Making Him Feel Good
Compliment him so he knows you're attracted to him. Now and then you should let him know you think he is cool. Keep it light. Just say something positive to him about him. Who doesn’t like that? If he made a good play in a sport, let him know. Ask for his help with something. This will make him feel good and it will make him realize that you think highly of him. This is a good way to approach a boy who doesn't know you very well or even realize you have a crush on him. Never forget that boys are pretty insecure. They aren’t sure whether you like them, either. They don’t know what to do. So a compliment here or there can give him the clue to make a move without feeling like you’re chasing him too much. Ask him questions, so you don’t seem like you are talking about yourself all of the time.You want to seem like you are interested in who he is and what he likes.
Smile a lot to draw him in with your happy personality. People are drawn to people who smile. It makes them feel good, and shows you’re confident. No slouching or looking away when you run into him! If you smile, you are going to look prettier much faster than if you cake on makeup. People are drawn to people who seem happy because they want to be happy too. Have a gentle, caring nature. Boys like that. Don’t just text him a boring “hey or ‘sup.”

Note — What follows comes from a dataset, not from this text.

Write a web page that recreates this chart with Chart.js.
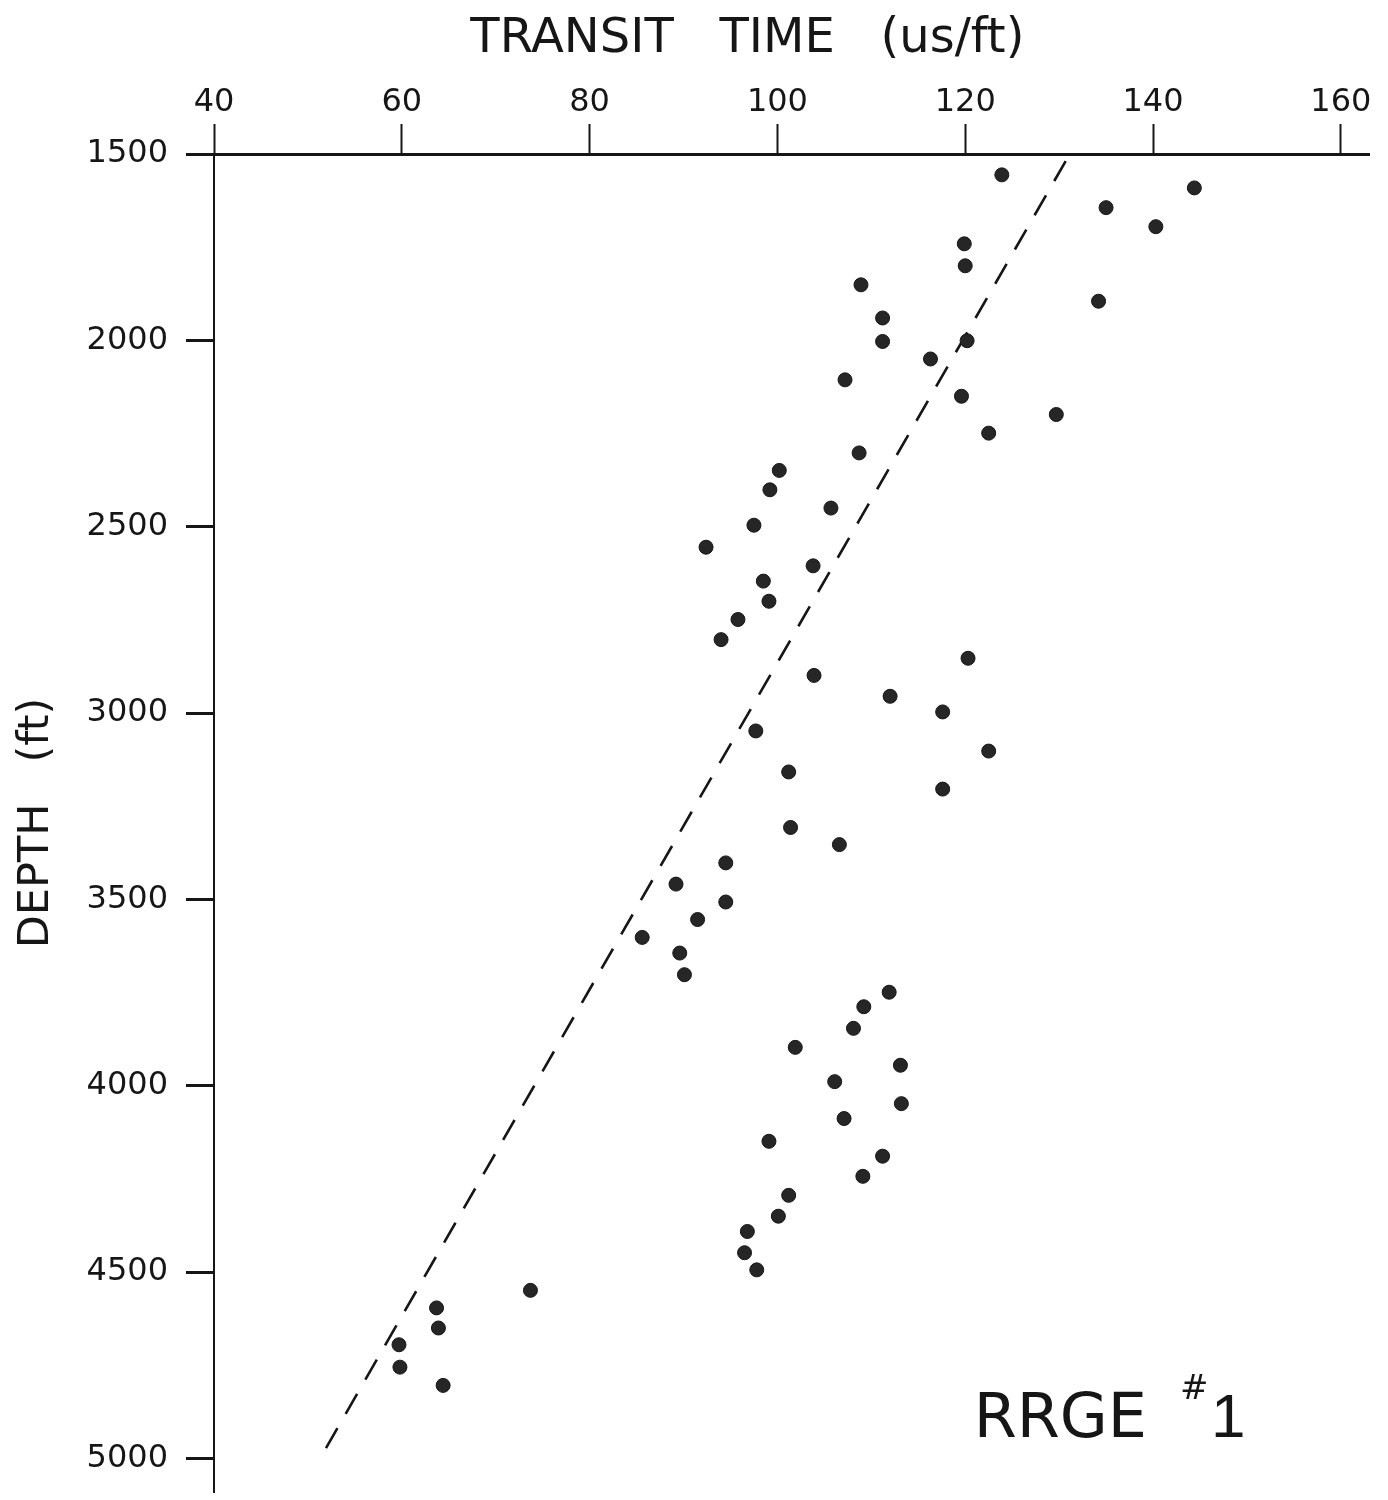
<!DOCTYPE html>
<html>
<head>
<meta charset="utf-8">
<title>RRGE #1 - transit time vs depth</title>
<script src="https://cdn.jsdelivr.net/npm/chart.js@4.4.1/dist/chart.umd.min.js"></script>
<style>
  body { margin: 0; background: #fff; }
  #wrap { width: 1388px; height: 1500px; }
</style>
</head>
<body>
<div id="wrap"><canvas id="depthChart" width="1388" height="1500"></canvas></div>
<script>
// sonic transit time (us/ft) and depth (ft)
const transitTime = [
  123.9, 144.4, 135.0, 140.3, 119.9, 120.0, 108.9, 134.2, 111.2, 111.2,
  120.2, 116.3, 107.2, 119.6, 129.7, 122.5, 108.7, 100.2, 99.2, 105.7,
  97.5, 92.4, 103.8, 98.5, 99.1, 95.8, 94.0, 120.3, 103.9, 112.0,
  117.6, 97.7, 122.5, 101.2, 117.6, 101.4, 106.6, 94.5, 89.2, 94.5,
  91.5, 85.6, 89.6, 90.1, 111.9, 109.2, 108.1, 101.9, 113.1, 106.1,
  113.2, 107.1, 99.1, 111.2, 109.1, 101.2, 100.1, 96.8, 96.5, 97.8,
  73.7, 63.7, 63.9, 59.7, 59.8, 64.4
];
const depth = [
  1556, 1591, 1644, 1695, 1741, 1800, 1851, 1895, 1940, 2003,
  2001, 2050, 2106, 2150, 2199, 2249, 2302, 2349, 2401, 2450,
  2496, 2555, 2605, 2646, 2700, 2749, 2803, 2853, 2899, 2955,
  2997, 3048, 3102, 3158, 3204, 3307, 3353, 3402, 3459, 3507,
  3554, 3602, 3644, 3702, 3749, 3788, 3846, 3897, 3945, 3989,
  4048, 4088, 4149, 4189, 4243, 4294, 4350, 4391, 4448, 4494,
  4549, 4596, 4650, 4695, 4755, 4804
];

// dashed normal-compaction trend line (end points)
const trendTime = [130.7, 51.5];
const trendDepth = [1519, 4991];

const timeTicks = [40, 60, 80, 100, 120, 140, 160];
const depthTicks = [1500, 2000, 2500, 3000, 3500, 4000, 4500, 5000];

const FONT = '"DejaVu Sans", "Liberation Sans", sans-serif';
const INK = '#161616';

// top title and the well label are drawn by hand
const textPlugin = {
  id: 'textPlugin',
  afterDraw(chart) {
    const ctx = chart.ctx;
    const xs = chart.scales.x;
    const ys = chart.scales.y;
    ctx.save();
    ctx.fillStyle = INK;
    ctx.textBaseline = 'alphabetic';

    ctx.textAlign = 'center';
    ctx.font = '48px ' + FONT;
    ctx.fillText('TRANSIT   TIME   (us/ft)', xs.getPixelForValue(96.8), 52);

    ctx.textAlign = 'left';
    ctx.font = '62px ' + FONT;
    ctx.fillText('RRGE', xs.getPixelForValue(120.9), ys.getPixelForValue(4942));
    ctx.textAlign = 'center';
    ctx.font = '34px ' + FONT;
    ctx.fillText('#', xs.getPixelForValue(144.4), ys.getPixelForValue(4840));
    ctx.font = '62px "Liberation Sans", ' + FONT;
    ctx.fillText('1', xs.getPixelForValue(148.0), ys.getPixelForValue(4942));
    ctx.restore();
  }
};

const points = transitTime.map((t, i) => ({ x: t, y: depth[i] }));
const trend = trendTime.map((t, i) => ({ x: t, y: trendDepth[i] }));

new Chart(document.getElementById('depthChart').getContext('2d'), {
  type: 'scatter',
  data: {
    datasets: [
      {
        label: 'RRGE #1',
        data: points,
        pointRadius: 7,
        pointBackgroundColor: '#262626',
        pointBorderColor: INK,
        pointBorderWidth: 1
      },
      {
        label: 'trend',
        data: trend,
        showLine: true,
        borderColor: INK,
        borderWidth: 2.6,
        borderDash: [23, 16.5],
        pointRadius: 0
      }
    ]
  },
  options: {
    responsive: false,
    animation: false,
    layout: { padding: { top: 0, left: 0, right: 19, bottom: 5 } },
    plugins: {
      legend: { display: false },
      tooltip: { enabled: false }
    },
    scales: {
      x: {
        type: 'linear',
        position: 'top',
        min: 40,
        max: 163,
        afterBuildTicks: (scale) => { scale.ticks = timeTicks.map(v => ({ value: v })); },
        afterFit: (scale) => {
          scale.height = 154;
          scale.paddingLeft = 0;
          scale.paddingRight = 0;
        },
        ticks: {
          color: INK,
          font: { family: FONT, size: 32 },
          padding: 2,
          maxRotation: 0,
          callback: (v) => String(v)
        },
        grid: {
          drawOnChartArea: false,
          tickLength: 30,
          tickWidth: 2,
          tickColor: INK
        },
        border: { display: true, color: INK, width: 3 }
      },
      y: {
        type: 'linear',
        reverse: true,
        min: 1500,
        max: 5090,
        afterBuildTicks: (scale) => { scale.ticks = depthTicks.map(v => ({ value: v })); },
        afterFit: (scale) => {
          scale.width = 214;
          scale.paddingTop = 0;
          scale.paddingBottom = 0;
        },
        title: {
          display: true,
          text: 'DEPTH   (ft)',
          color: INK,
          font: { family: FONT, size: 43 },
          padding: { top: 11, bottom: 0 }
        },
        ticks: {
          color: INK,
          font: { family: FONT, size: 32 },
          padding: 18,
          callback: (v) => String(v)
        },
        grid: {
          drawOnChartArea: false,
          tickLength: 28,
          tickWidth: 3,
          tickColor: INK
        },
        border: { display: true, color: INK, width: 2 }
      }
    }
  },
  plugins: [textPlugin]
});
</script>
</body>
</html>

Make him feel confident, not jealous. This might work in the short run, but it will backfire big-time in the long run, and it’s kind of mean. You might end up chasing him away. Be modest and selfless. Show caring about others. Don’t be a mean girl - even about people not in his presence. Avoid bringing drama or negativity into his life all the time. Boys can’t stand this. This also means you shouldn’t gossip or be mean about other people, including other girls, in his presence. Don't act too jealous of him, too. It shows a lack of confidence. And understand that he needs time to hang out with the boys.